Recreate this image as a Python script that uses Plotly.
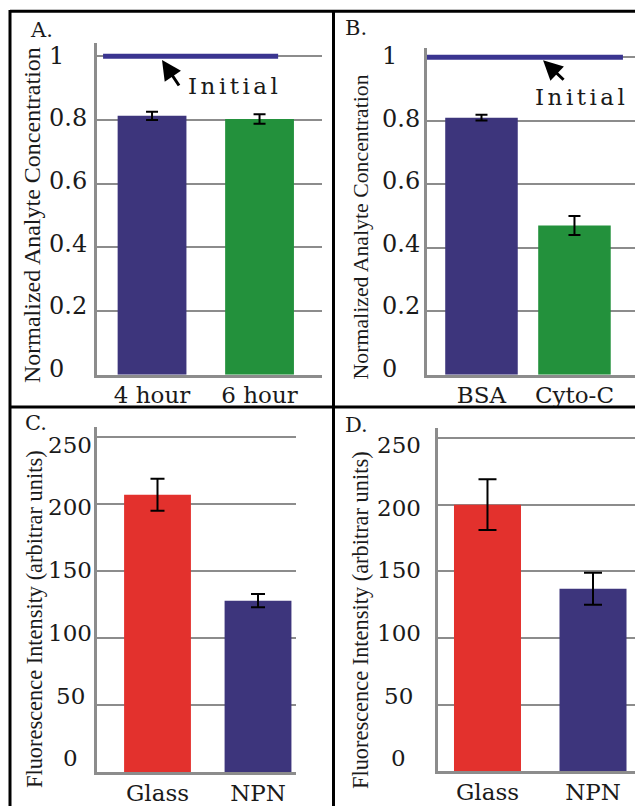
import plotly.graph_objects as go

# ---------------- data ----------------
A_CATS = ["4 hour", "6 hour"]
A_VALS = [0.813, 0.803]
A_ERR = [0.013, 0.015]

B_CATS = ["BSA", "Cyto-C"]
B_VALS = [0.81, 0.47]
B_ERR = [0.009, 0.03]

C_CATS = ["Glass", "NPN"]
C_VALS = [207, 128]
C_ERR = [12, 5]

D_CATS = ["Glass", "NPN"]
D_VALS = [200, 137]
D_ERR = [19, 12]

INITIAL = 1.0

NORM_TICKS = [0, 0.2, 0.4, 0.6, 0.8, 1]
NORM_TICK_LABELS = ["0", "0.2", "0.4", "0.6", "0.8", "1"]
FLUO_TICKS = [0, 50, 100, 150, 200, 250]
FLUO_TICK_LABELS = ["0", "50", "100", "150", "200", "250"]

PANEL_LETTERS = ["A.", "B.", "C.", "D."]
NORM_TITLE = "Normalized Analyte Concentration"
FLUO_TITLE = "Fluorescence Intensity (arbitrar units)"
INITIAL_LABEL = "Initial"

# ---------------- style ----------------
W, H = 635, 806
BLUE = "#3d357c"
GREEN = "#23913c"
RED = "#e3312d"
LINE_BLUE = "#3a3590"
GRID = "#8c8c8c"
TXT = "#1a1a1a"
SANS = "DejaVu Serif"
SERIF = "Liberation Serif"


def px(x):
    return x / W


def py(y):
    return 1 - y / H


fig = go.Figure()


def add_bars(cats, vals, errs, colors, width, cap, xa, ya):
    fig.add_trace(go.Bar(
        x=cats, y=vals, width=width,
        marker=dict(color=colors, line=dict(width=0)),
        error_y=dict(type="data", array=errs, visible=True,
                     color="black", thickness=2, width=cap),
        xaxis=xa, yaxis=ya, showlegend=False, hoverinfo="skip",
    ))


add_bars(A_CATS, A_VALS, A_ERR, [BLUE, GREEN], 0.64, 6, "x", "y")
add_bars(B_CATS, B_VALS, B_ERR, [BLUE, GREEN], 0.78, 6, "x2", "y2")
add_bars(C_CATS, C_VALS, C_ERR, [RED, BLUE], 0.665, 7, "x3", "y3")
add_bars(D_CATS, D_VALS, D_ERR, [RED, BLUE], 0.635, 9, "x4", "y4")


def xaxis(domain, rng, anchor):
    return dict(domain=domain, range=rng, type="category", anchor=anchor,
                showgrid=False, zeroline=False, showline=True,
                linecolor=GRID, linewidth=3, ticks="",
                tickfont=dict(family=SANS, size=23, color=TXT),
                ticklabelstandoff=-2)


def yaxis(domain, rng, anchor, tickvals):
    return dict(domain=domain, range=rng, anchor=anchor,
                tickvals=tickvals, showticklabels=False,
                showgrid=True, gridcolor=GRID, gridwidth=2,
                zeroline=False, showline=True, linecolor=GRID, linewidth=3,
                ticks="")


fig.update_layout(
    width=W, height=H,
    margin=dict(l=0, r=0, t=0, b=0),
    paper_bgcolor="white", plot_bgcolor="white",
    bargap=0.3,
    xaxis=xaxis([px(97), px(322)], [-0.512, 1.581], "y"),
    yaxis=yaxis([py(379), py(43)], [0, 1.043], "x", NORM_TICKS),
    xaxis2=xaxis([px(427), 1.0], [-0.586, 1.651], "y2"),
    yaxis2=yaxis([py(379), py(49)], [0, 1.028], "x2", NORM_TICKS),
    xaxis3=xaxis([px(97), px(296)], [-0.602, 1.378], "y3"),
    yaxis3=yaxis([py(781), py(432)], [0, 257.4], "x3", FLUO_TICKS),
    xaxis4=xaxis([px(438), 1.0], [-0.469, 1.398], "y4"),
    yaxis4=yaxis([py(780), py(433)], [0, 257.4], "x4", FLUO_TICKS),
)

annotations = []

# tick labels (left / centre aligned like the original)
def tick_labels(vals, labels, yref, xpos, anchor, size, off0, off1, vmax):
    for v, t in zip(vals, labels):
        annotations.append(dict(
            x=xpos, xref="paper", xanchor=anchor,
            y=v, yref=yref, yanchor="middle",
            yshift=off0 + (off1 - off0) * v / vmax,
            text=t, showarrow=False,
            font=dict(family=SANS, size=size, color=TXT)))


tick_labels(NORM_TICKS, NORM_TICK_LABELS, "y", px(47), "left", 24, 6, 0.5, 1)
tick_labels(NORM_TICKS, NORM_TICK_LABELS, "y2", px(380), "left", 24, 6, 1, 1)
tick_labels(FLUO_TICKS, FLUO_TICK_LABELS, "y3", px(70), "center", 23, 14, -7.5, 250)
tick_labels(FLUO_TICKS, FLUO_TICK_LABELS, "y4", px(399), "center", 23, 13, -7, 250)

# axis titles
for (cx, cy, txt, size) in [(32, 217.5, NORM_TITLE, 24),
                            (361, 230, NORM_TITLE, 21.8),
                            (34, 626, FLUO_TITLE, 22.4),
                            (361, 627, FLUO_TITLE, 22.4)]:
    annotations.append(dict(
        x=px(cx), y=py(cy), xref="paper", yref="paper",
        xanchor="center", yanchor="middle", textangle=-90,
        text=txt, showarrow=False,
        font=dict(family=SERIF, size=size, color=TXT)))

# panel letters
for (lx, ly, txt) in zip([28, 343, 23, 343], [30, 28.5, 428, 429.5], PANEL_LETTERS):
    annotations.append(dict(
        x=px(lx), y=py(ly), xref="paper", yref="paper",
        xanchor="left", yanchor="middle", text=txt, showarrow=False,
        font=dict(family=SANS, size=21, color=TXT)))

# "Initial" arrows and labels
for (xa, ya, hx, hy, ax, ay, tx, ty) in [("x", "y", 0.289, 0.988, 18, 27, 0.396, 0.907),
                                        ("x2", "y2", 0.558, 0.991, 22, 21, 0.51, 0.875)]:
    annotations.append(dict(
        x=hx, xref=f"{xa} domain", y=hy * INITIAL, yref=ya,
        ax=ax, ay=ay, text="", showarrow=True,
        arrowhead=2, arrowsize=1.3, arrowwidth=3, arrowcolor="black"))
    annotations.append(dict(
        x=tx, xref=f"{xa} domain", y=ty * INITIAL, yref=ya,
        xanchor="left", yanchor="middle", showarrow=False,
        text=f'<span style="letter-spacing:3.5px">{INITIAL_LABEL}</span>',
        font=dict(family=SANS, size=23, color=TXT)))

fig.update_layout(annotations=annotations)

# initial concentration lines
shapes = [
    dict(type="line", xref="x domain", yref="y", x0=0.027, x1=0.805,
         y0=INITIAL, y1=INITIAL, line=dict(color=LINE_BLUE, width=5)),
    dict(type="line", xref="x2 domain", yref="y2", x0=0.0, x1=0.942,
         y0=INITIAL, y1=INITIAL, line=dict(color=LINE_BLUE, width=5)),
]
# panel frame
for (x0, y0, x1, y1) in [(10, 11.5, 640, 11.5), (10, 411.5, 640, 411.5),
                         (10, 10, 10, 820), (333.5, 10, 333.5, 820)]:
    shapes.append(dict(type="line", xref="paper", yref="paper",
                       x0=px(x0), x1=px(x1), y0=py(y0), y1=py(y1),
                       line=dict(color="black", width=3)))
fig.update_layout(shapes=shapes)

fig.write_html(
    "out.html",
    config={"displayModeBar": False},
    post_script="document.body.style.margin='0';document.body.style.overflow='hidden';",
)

..............................

**WRITTEN EXERCISE**
Transcribe the whole listing, character for character, but not its images.

**CORRECT RESPONSE**
Recreate this image as a Python script that uses Plotly.
import plotly.graph_objects as go

# ---------------- data ----------------
A_CATS = ["4 hour", "6 hour"]
A_VALS = [0.813, 0.803]
A_ERR = [0.013, 0.015]

B_CATS = ["BSA", "Cyto-C"]
B_VALS = [0.81, 0.47]
B_ERR = [0.009, 0.03]

C_CATS = ["Glass", "NPN"]
C_VALS = [207, 128]
C_ERR = [12, 5]

D_CATS = ["Glass", "NPN"]
D_VALS = [200, 137]
D_ERR = [19, 12]

INITIAL = 1.0

NORM_TICKS = [0, 0.2, 0.4, 0.6, 0.8, 1]
NORM_TICK_LABELS = ["0", "0.2", "0.4", "0.6", "0.8", "1"]
FLUO_TICKS = [0, 50, 100, 150, 200, 250]
FLUO_TICK_LABELS = ["0", "50", "100", "150", "200", "250"]

PANEL_LETTERS = ["A.", "B.", "C.", "D."]
NORM_TITLE = "Normalized Analyte Concentration"
FLUO_TITLE = "Fluorescence Intensity (arbitrar units)"
INITIAL_LABEL = "Initial"

# ---------------- style ----------------
W, H = 635, 806
BLUE = "#3d357c"
GREEN = "#23913c"
RED = "#e3312d"
LINE_BLUE = "#3a3590"
GRID = "#8c8c8c"
TXT = "#1a1a1a"
SANS = "DejaVu Serif"
SERIF = "Liberation Serif"


def px(x):
    return x / W


def py(y):
    return 1 - y / H


fig = go.Figure()


def add_bars(cats, vals, errs, colors, width, cap, xa, ya):
    fig.add_trace(go.Bar(
        x=cats, y=vals, width=width,
        marker=dict(color=colors, line=dict(width=0)),
        error_y=dict(type="data", array=errs, visible=True,
                     color="black", thickness=2, width=cap),
        xaxis=xa, yaxis=ya, showlegend=False, hoverinfo="skip",
    ))


add_bars(A_CATS, A_VALS, A_ERR, [BLUE, GREEN], 0.64, 6, "x", "y")
add_bars(B_CATS, B_VALS, B_ERR, [BLUE, GREEN], 0.78, 6, "x2", "y2")
add_bars(C_CATS, C_VALS, C_ERR, [RED, BLUE], 0.665, 7, "x3", "y3")
add_bars(D_CATS, D_VALS, D_ERR, [RED, BLUE], 0.635, 9, "x4", "y4")


def xaxis(domain, rng, anchor):
    return dict(domain=domain, range=rng, type="category", anchor=anchor,
                showgrid=False, zeroline=False, showline=True,
                linecolor=GRID, linewidth=3, ticks="",
                tickfont=dict(family=SANS, size=23, color=TXT),
                ticklabelstandoff=-2)


def yaxis(domain, rng, anchor, tickvals):
    return dict(domain=domain, range=rng, anchor=anchor,
                tickvals=tickvals, showticklabels=False,
                showgrid=True, gridcolor=GRID, gridwidth=2,
                zeroline=False, showline=True, linecolor=GRID, linewidth=3,
                ticks="")


fig.update_layout(
    width=W, height=H,
    margin=dict(l=0, r=0, t=0, b=0),
    paper_bgcolor="white", plot_bgcolor="white",
    bargap=0.3,
    xaxis=xaxis([px(97), px(322)], [-0.512, 1.581], "y"),
    yaxis=yaxis([py(379), py(43)], [0, 1.043], "x", NORM_TICKS),
    xaxis2=xaxis([px(427), 1.0], [-0.586, 1.651], "y2"),
    yaxis2=yaxis([py(379), py(49)], [0, 1.028], "x2", NORM_TICKS),
    xaxis3=xaxis([px(97), px(296)], [-0.602, 1.378], "y3"),
    yaxis3=yaxis([py(781), py(432)], [0, 257.4], "x3", FLUO_TICKS),
    xaxis4=xaxis([px(438), 1.0], [-0.469, 1.398], "y4"),
    yaxis4=yaxis([py(780), py(433)], [0, 257.4], "x4", FLUO_TICKS),
)

annotations = []

# tick labels (left / centre aligned like the original)
def tick_labels(vals, labels, yref, xpos, anchor, size, off0, off1, vmax):
    for v, t in zip(vals, labels):
        annotations.append(dict(
            x=xpos, xref="paper", xanchor=anchor,
            y=v, yref=yref, yanchor="middle",
            yshift=off0 + (off1 - off0) * v / vmax,
            text=t, showarrow=False,
            font=dict(family=SANS, size=size, color=TXT)))


tick_labels(NORM_TICKS, NORM_TICK_LABELS, "y", px(47), "left", 24, 6, 0.5, 1)
tick_labels(NORM_TICKS, NORM_TICK_LABELS, "y2", px(380), "left", 24, 6, 1, 1)
tick_labels(FLUO_TICKS, FLUO_TICK_LABELS, "y3", px(70), "center", 23, 14, -7.5, 250)
tick_labels(FLUO_TICKS, FLUO_TICK_LABELS, "y4", px(399), "center", 23, 13, -7, 250)

# axis titles
for (cx, cy, txt, size) in [(32, 217.5, NORM_TITLE, 24),
                            (361, 230, NORM_TITLE, 21.8),
                            (34, 626, FLUO_TITLE, 22.4),
                            (361, 627, FLUO_TITLE, 22.4)]:
    annotations.append(dict(
        x=px(cx), y=py(cy), xref="paper", yref="paper",
        xanchor="center", yanchor="middle", textangle=-90,
        text=txt, showarrow=False,
        font=dict(family=SERIF, size=size, color=TXT)))

# panel letters
for (lx, ly, txt) in zip([28, 343, 23, 343], [30, 28.5, 428, 429.5], PANEL_LETTERS):
    annotations.append(dict(
        x=px(lx), y=py(ly), xref="paper", yref="paper",
        xanchor="left", yanchor="middle", text=txt, showarrow=False,
        font=dict(family=SANS, size=21, color=TXT)))

# "Initial" arrows and labels
for (xa, ya, hx, hy, ax, ay, tx, ty) in [("x", "y", 0.289, 0.988, 18, 27, 0.396, 0.907),
                                        ("x2", "y2", 0.558, 0.991, 22, 21, 0.51, 0.875)]:
    annotations.append(dict(
        x=hx, xref=f"{xa} domain", y=hy * INITIAL, yref=ya,
        ax=ax, ay=ay, text="", showarrow=True,
        arrowhead=2, arrowsize=1.3, arrowwidth=3, arrowcolor="black"))
    annotations.append(dict(
        x=tx, xref=f"{xa} domain", y=ty * INITIAL, yref=ya,
        xanchor="left", yanchor="middle", showarrow=False,
        text=f'<span style="letter-spacing:3.5px">{INITIAL_LABEL}</span>',
        font=dict(family=SANS, size=23, color=TXT)))

fig.update_layout(annotations=annotations)

# initial concentration lines
shapes = [
    dict(type="line", xref="x domain", yref="y", x0=0.027, x1=0.805,
         y0=INITIAL, y1=INITIAL, line=dict(color=LINE_BLUE, width=5)),
    dict(type="line", xref="x2 domain", yref="y2", x0=0.0, x1=0.942,
         y0=INITIAL, y1=INITIAL, line=dict(color=LINE_BLUE, width=5)),
]
# panel frame
for (x0, y0, x1, y1) in [(10, 11.5, 640, 11.5), (10, 411.5, 640, 411.5),
                         (10, 10, 10, 820), (333.5, 10, 333.5, 820)]:
    shapes.append(dict(type="line", xref="paper", yref="paper",
                       x0=px(x0), x1=px(x1), y0=py(y0), y1=py(y1),
                       line=dict(color="black", width=3)))
fig.update_layout(shapes=shapes)

fig.write_html(
    "out.html",
    config={"displayModeBar": False},
    post_script="document.body.style.margin='0';document.body.style.overflow='hidden';",
)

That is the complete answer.